%%

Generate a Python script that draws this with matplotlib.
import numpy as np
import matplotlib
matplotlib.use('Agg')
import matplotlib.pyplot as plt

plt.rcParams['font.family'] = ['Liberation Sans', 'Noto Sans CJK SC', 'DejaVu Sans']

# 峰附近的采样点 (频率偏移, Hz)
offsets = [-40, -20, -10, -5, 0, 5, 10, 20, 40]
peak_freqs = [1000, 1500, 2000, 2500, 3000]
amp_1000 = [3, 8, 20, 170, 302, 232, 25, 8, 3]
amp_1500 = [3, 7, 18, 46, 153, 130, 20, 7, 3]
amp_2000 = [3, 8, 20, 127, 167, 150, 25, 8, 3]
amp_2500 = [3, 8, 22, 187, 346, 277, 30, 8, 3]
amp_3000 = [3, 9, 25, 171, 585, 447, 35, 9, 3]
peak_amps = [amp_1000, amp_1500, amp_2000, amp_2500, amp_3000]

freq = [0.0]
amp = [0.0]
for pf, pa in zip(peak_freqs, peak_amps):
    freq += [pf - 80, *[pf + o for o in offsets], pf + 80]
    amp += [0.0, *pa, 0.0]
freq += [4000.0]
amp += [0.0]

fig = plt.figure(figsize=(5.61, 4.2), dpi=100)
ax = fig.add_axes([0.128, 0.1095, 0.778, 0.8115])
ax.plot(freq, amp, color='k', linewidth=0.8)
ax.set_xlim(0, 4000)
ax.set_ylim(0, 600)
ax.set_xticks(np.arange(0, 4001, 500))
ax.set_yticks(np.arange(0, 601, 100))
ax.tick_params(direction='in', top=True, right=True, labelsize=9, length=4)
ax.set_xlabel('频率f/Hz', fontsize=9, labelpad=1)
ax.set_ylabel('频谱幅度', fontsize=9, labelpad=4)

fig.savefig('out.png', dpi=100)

%%
%%

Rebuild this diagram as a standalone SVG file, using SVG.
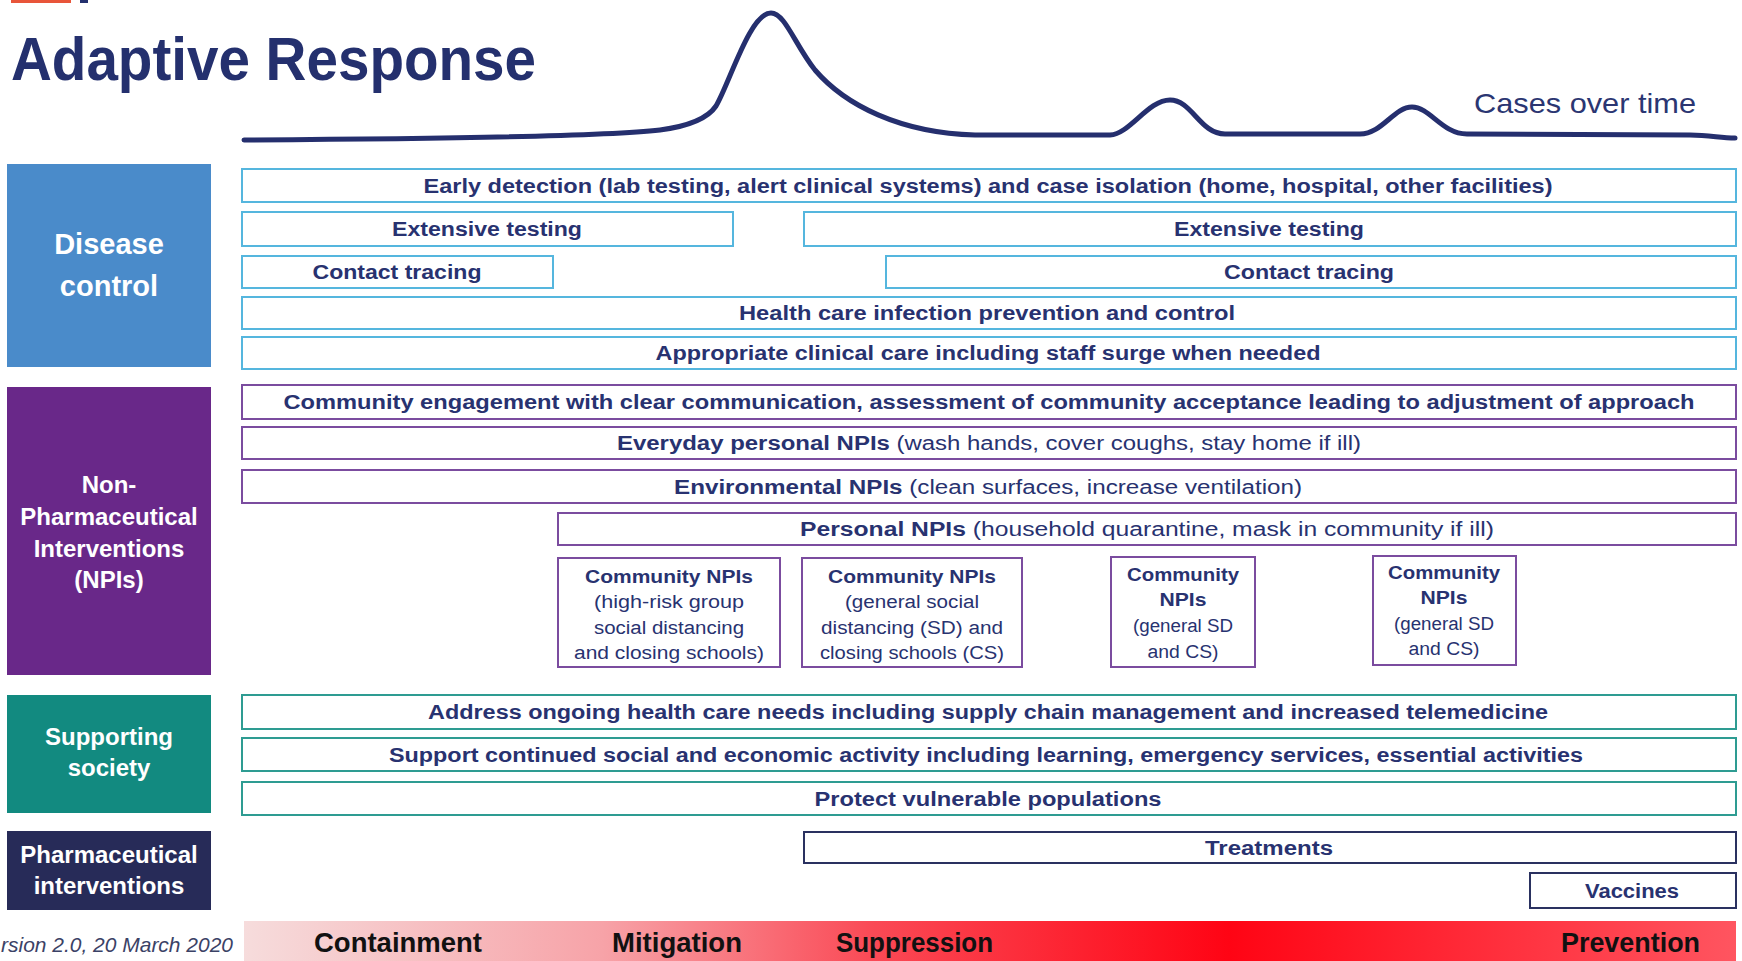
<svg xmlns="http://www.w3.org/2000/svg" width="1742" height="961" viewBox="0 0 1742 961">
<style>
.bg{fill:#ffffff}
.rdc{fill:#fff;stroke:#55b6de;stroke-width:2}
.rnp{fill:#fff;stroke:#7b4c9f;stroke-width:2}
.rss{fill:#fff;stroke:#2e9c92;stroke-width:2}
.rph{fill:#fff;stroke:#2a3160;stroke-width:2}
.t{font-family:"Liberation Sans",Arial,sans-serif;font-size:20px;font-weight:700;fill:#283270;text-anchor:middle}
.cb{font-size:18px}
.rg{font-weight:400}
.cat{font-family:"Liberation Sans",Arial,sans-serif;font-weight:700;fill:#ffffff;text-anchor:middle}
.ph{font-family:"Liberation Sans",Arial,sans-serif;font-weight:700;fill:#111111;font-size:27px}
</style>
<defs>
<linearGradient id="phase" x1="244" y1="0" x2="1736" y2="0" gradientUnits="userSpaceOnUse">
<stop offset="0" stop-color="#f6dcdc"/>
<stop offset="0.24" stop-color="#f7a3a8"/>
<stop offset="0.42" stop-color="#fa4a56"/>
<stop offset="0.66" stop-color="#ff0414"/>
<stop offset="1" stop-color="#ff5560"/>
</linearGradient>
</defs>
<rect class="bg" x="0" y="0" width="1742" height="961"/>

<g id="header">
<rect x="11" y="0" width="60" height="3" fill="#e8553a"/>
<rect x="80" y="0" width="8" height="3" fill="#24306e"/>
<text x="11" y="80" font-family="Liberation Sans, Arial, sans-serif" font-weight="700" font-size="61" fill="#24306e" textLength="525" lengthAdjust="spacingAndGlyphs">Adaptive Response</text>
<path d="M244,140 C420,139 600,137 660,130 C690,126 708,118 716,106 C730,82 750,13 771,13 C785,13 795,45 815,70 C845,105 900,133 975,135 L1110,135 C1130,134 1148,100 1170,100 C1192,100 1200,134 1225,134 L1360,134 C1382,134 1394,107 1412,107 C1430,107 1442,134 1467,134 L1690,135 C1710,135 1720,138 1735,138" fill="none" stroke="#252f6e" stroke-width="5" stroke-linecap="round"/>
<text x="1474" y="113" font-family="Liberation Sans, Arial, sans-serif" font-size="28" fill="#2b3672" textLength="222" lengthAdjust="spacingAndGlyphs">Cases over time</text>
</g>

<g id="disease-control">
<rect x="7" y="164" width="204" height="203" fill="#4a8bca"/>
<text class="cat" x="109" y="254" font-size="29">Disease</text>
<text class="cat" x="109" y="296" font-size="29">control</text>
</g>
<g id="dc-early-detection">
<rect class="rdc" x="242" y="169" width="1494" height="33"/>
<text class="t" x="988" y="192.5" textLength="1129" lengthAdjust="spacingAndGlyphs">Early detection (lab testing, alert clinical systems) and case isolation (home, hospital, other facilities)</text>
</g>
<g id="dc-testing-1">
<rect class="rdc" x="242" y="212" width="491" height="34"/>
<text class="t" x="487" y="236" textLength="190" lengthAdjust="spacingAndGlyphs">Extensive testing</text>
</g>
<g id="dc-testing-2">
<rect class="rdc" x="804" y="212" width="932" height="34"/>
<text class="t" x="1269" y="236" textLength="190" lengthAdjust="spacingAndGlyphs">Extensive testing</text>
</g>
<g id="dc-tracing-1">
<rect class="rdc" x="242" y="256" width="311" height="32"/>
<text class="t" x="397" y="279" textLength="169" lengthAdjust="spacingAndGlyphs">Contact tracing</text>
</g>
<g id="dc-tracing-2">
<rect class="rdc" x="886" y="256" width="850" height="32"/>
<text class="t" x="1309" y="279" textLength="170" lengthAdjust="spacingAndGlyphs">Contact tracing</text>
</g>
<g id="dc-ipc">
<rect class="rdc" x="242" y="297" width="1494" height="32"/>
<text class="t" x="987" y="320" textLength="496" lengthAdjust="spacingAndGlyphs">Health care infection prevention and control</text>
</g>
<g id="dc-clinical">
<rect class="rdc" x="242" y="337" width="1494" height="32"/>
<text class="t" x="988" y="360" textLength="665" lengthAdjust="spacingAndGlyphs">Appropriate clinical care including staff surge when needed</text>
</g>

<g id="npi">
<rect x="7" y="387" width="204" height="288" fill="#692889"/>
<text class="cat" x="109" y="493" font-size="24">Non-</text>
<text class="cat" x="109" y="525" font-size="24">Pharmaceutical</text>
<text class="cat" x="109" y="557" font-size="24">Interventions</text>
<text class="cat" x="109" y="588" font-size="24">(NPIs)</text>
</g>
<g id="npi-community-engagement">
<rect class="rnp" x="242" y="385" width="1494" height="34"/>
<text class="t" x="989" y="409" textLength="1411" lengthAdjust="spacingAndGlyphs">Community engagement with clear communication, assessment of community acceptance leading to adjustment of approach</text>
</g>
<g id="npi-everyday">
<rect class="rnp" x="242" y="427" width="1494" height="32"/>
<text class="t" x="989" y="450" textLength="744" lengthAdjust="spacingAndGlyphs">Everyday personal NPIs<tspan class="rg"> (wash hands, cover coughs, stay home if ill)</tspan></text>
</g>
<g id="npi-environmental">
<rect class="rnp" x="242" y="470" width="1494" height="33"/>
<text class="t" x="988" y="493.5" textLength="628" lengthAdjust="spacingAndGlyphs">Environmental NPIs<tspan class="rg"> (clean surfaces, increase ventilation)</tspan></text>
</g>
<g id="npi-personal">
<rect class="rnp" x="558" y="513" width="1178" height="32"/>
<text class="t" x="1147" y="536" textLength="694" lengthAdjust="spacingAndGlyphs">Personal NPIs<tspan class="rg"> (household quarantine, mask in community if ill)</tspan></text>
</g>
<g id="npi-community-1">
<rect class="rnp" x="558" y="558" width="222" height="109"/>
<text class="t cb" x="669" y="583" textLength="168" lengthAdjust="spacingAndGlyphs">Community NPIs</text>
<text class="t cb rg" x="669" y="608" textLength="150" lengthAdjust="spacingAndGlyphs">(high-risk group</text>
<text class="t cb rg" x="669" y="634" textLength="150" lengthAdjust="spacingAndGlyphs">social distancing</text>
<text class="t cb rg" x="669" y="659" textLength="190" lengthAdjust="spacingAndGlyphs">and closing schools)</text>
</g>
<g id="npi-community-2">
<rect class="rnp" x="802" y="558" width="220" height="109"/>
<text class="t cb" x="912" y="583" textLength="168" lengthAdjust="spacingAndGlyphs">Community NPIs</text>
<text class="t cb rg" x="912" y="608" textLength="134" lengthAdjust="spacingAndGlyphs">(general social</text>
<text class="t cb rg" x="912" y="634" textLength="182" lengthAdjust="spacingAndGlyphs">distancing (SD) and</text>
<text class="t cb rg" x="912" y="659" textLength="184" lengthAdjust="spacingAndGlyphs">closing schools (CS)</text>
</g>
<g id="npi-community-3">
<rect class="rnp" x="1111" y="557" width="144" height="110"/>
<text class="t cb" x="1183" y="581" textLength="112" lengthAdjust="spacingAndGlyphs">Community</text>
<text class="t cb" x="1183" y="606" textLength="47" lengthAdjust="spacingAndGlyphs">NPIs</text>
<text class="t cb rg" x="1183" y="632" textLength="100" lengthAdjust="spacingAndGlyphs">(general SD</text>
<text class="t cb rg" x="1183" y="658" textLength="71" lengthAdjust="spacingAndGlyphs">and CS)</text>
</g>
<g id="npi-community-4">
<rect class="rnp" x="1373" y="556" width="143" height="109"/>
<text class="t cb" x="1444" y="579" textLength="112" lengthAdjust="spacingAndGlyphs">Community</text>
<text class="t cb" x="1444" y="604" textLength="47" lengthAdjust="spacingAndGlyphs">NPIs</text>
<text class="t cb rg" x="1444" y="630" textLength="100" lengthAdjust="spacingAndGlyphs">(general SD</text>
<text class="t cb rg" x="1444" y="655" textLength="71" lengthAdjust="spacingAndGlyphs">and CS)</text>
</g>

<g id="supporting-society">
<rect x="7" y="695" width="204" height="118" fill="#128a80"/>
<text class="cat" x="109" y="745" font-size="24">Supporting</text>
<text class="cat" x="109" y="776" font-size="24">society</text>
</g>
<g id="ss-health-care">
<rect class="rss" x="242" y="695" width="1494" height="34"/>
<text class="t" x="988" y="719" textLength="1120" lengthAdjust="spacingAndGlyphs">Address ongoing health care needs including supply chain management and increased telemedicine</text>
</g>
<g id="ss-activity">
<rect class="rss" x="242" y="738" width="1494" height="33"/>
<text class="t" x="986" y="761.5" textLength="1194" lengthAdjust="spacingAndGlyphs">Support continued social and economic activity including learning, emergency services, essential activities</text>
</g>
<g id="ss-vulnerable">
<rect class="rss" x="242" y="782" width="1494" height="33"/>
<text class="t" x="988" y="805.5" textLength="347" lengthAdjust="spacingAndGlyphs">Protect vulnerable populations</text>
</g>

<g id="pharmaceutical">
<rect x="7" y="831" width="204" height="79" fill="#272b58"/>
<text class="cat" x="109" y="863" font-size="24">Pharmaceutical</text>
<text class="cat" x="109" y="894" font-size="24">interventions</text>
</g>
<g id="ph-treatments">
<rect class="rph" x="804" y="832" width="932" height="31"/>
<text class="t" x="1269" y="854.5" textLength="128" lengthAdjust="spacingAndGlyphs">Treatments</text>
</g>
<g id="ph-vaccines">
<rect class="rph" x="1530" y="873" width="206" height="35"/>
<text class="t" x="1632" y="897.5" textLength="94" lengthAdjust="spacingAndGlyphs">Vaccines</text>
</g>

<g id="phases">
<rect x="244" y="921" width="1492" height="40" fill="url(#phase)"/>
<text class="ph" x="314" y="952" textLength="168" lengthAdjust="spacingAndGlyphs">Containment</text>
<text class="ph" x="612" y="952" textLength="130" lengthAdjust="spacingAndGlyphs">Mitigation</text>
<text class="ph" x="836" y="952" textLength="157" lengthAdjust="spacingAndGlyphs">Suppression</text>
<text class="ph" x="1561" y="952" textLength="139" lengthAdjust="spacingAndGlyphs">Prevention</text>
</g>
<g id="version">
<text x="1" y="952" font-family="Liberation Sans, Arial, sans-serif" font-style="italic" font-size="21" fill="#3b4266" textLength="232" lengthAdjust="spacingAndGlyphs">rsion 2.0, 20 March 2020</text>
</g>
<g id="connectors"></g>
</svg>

%%

> WHAT IS NEEDED
Nothing beyond the lines starting at the line containing "Generate a Python" and ending at the line containing "plt.rcParams['font.family'] = ['Liberation" is to be reproduced; reproduce those lines exactly, both ends included.

> REPLY
Generate a Python script that draws this with matplotlib.
import numpy as np
import matplotlib
matplotlib.use('Agg')
import matplotlib.pyplot as plt

plt.rcParams['font.family'] = ['Liberation Sans', 'Noto Sans CJK SC', 'DejaVu Sans']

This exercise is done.